Sophie Roberts perfectly plays the part of April, the irritatingly dumb airhostess and one of Bobby’s girlfriends. This included a noteworthy, humorous moment when she decides to not take her trip to Barcelona in order to stay with Bobby, much to his horror.

Zoe Cave plays one of my favourite characters: Joanne, the cynical older friend of Bobby, who is now on her 3rd husband. She did the number ‘Ladies Who Lunch’ justice and reminded me of the (ironically) sobering thought that Vodka doesn’t solve everything; “I’ll drink to that.”
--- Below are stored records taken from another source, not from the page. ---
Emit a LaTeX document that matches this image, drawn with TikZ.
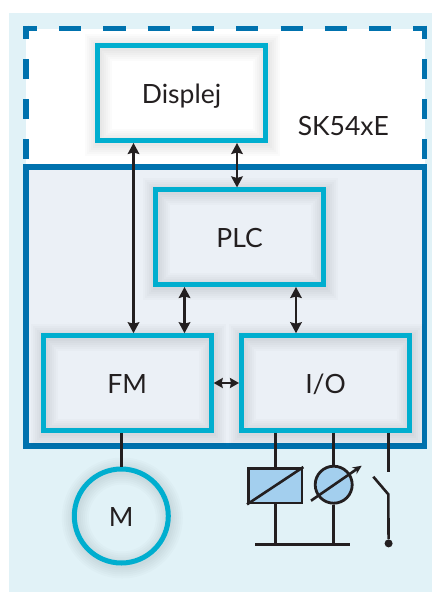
\documentclass[tikz,border=0pt]{standalone}
\usepackage{fontspec}
\setmainfont{Lato}
\usetikzlibrary{arrows.meta,shapes.geometric,positioning}
\definecolor{panelbg}{HTML}{E1F2F7}
\definecolor{boxcyan}{HTML}{00AECF}
\definecolor{unitblue}{HTML}{0072AE}
\definecolor{unitfill}{HTML}{EBF0F6}
\definecolor{symfill}{HTML}{A3CFEE}
\definecolor{inkline}{HTML}{231F20}
\begin{document}
\begin{tikzpicture}[x=1pt,y=-1pt,
    softline/.style={preaction={draw=black,draw opacity=.016,line width=#1,transform canvas={xshift=1pt,yshift=-2pt}}},
    softglow/.style={softline=7pt,softline=11pt,softline=15pt,softline=19pt,softline=23pt,softline=27pt},
    caption/.style={font=\fontsize{26.5}{26.5}\selectfont,text=inkline,text height=20pt,text depth=0pt},
    block/.style={draw=boxcyan,line width=5pt,softglow,minimum width=168pt,minimum height=94.5pt,caption},
    motor/.style={circle,draw=boxcyan,line width=5pt,softglow,minimum size=94pt,inner sep=0pt,caption},
    wire/.style={draw=inkline,line width=2.6pt},
    biarrow/.style={wire,{Stealth[length=11pt,width=11.5pt,inset=1.5pt]}-{Stealth[length=11pt,width=11.5pt,inset=1.5pt]}},
    shortarrow/.style={wire,{Stealth[length=9pt,width=10pt,inset=1pt]}-{Stealth[length=9pt,width=10pt,inset=1pt]}},
    dashtop/.style={draw=unitblue,line width=5.2pt,dash pattern=on 22.2pt off 22.1pt,dash phase=8.7pt},
    dashside/.style={draw=unitblue,line width=5.2pt,dash pattern=on 20pt off 20pt,dash phase=6.5pt}]
    \useasboundingbox (0,0) rectangle (432,592);
    \fill[panelbg] (9,13) rectangle (432,592);
    \fill[white] (26,28.5) rectangle (424.5,167);
    \draw[dashtop] (23.4,28.8) -- (427,28.8);
    \draw[dashside] (26,25.5) -- (26,165);
    \draw[dashside] (424.5,25.5) -- (424.5,165);
    \node (unit) at (225.25,306.5) [draw=unitblue,fill=unitfill,line width=5.2pt,minimum width=398.5pt,minimum height=279pt] {};
    \node[caption] (label) at (343.3,125.7) {SK54xE};

    \node[block] (disp) at (181.5,93.2) {Displej};
    \node[block] (plc) at (239.5,237.2) {PLC};
    \node[block] (fm) at (127.2,383) {FM};
    \node[block] (io) at (325.5,383) {I/O};
    \node[motor] (mot) at (121.3,516) {M};

    \draw[biarrow] (133.5,0 |- disp.south) -- (133.5,0 |- fm.north);
    \draw[biarrow] (237,0 |- disp.south) -- (237,0 |- plc.north);
    \draw[biarrow] (184.5,0 |- plc.south) -- (184.5,0 |- fm.north);
    \draw[biarrow] (296,0 |- plc.south) -- (296,0 |- io.north);
    \draw[shortarrow] (fm.east) -- (io.west);
    \draw[wire] (121.3,0 |- fm.south) -- (mot.north);

    \node (relay) at (275.2,485.7) [rectangle,draw=inkline,fill=symfill,line width=2.8pt,minimum width=53.5pt,minimum height=34.5pt] {};
    \node (lamp) at (333.7,484.7) [circle,draw=inkline,fill=symfill,line width=2.8pt,minimum size=37pt,inner sep=0pt] {};
    \coordinate (groundw) at (255.3,544.3);
    \coordinate (grounde) at (350,544.3);
    \coordinate (dialin) at (311,500.7);
    \coordinate (dialout) at (361.7,465.7);
    \coordinate (swtop) at (388.3,472.3);
    \coordinate (swfree) at (373.3,476.7);
    \coordinate (swpivot) at (388.3,494.3);
    \node (swdot) at (388.6,543.4) [circle,fill=inkline,minimum size=8pt,inner sep=0pt] {};

    \draw[wire] (relay.south west) -- (relay.north east);
    \draw[wire,-{Stealth[length=9pt,width=8pt]}] (dialin) -- (dialout);
    \draw[wire] (relay.north |- io.south) -- (relay.north);
    \draw[wire] (lamp.north |- io.south) -- (lamp.north);
    \draw[wire] (swtop |- io.south) -- (swtop);
    \draw[wire] (relay.south) -- (relay.south |- groundw);
    \draw[wire] (lamp.south) -- (lamp.south |- groundw);
    \draw[wire] (groundw) -- (grounde);
    \draw[wire] (swfree) -- (swpivot) -- (swdot);
\end{tikzpicture}
\end{document}
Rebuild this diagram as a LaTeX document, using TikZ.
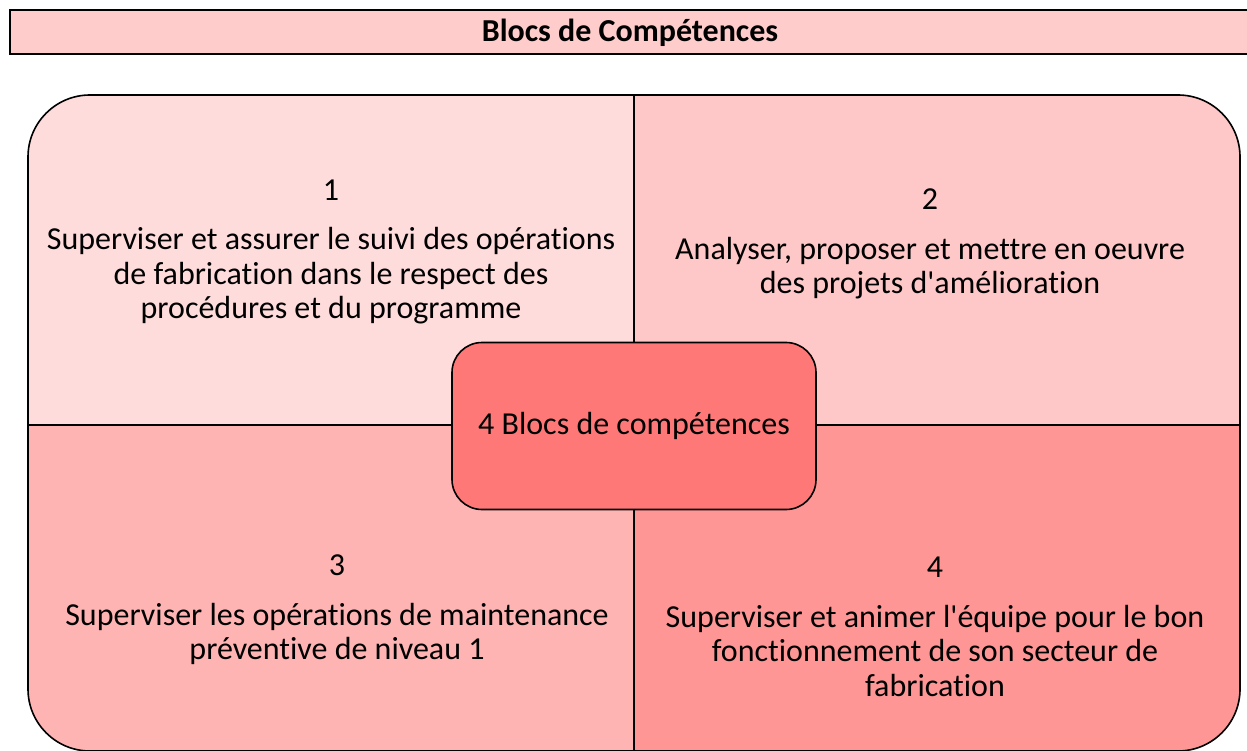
\documentclass[tikz,border=0pt]{standalone}
\usepackage{fontspec}
\setmainfont{Carlito}[Ligatures={NoCommon,NoContextual}]
\definecolor{titrefond}{RGB}{255,204,204}
\definecolor{blocun}{RGB}{255,220,220}
\definecolor{blocdeux}{RGB}{255,200,200}
\definecolor{bloctrois}{RGB}{255,180,180}
\definecolor{blocquatre}{RGB}{255,150,150}
\definecolor{centrefond}{RGB}{255,120,120}
\newcommand{\apos}{\textquotesingle}
\begin{document}
\begin{tikzpicture}[x=1pt,y=-1pt,
  bloctexte/.style={align=center,font=\fontsize{32}{34.5}\selectfont},
  trait/.style={line width=1.6pt}]
  \useasboundingbox (0,0) rectangle (1247,751);
  % bandeau du titre
  \draw[trait,fill=titrefond] (10,10) rectangle (1252,54);
  \node[font=\fontsize{32}{34}\selectfont\bfseries] (titre) at (630,33) {Blocs de Compétences};
  % les quatre quarts
  \coordinate (nw) at (28,95);
  \coordinate (se) at (1240,751);
  \coordinate (milhaut) at (634,95);
  \coordinate (milbas) at (634,751);
  \coordinate (milgauche) at (28,425);
  \coordinate (mildroite) at (1240,425);
  \begin{scope}
    \clip[rounded corners=62pt] (nw) rectangle (se);
    \fill[blocun] (nw) rectangle (634,425);
    \fill[blocdeux] (milhaut) rectangle (mildroite);
    \fill[bloctrois] (milgauche) rectangle (milbas);
    \fill[blocquatre] (634,425) rectangle (se);
  \end{scope}
  \draw[trait] (milhaut) -- (milbas);
  \draw[trait] (milgauche) -- (mildroite);
  \draw[trait,rounded corners=62pt] (nw) rectangle (se);
  % textes des blocs
  \node[bloctexte] (bloc1) at (331,252) {1\\[15pt]Superviser et assurer le suivi des opérations\\de fabrication dans le respect des\\procédures et du programme};
  \node[bloctexte] (bloc2) at (930,244) {2\\[15pt]Analyser, proposer et mettre en oeuvre\\des projets d\apos amélioration};
  \node[bloctexte] (bloc3) at (337,610) {3\\[15pt]Superviser les opérations de maintenance\\préventive de niveau 1};
  \node[bloctexte] (bloc4) at (935,627) {4\\[15pt]Superviser et animer l\apos équipe pour le bon\\fonctionnement de son secteur de\\fabrication};
  % bloc central
  \node[trait,draw,fill=centrefond,rounded corners=30pt,minimum width=364pt,minimum height=167pt,bloctexte] (centre) at (634,426) {4 Blocs de compétences};
\end{tikzpicture}
\end{document}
The death stares we bore the brunt of.

Although I thought Joe Gaus had some wobbly moments and, originally, I wasn’t convinced he was the right man for the job, Gaus pulled it out the bag with his emotionally moving performance of ‘Being Alive’.

Emotional moment.

An overriding highlight was Daniel Antonio’s musical direction. The orchestra was exceptional and I appreciate the patience that it must’ve required to play the soundtrack on repeat, it does have a tendency to drive you “Crazy.”

The simplistic set and lighting effectively mirrored the clean-cut direction, though I must admit a New York skyline wouldn’t have gone amiss.

Granting I was originally sceptical that students would be able to portray relationship problems between a group of married New Yorkers, I have to admit I was pleasantly surprised.

Perhaps, though, this hit a little too close to home for the woman sitting next to me, who nudged her husband every 5 minutes to stop checking the football score on his phone.

If this is the level of MT’s amateur productions, be sure not to miss their next showstopper!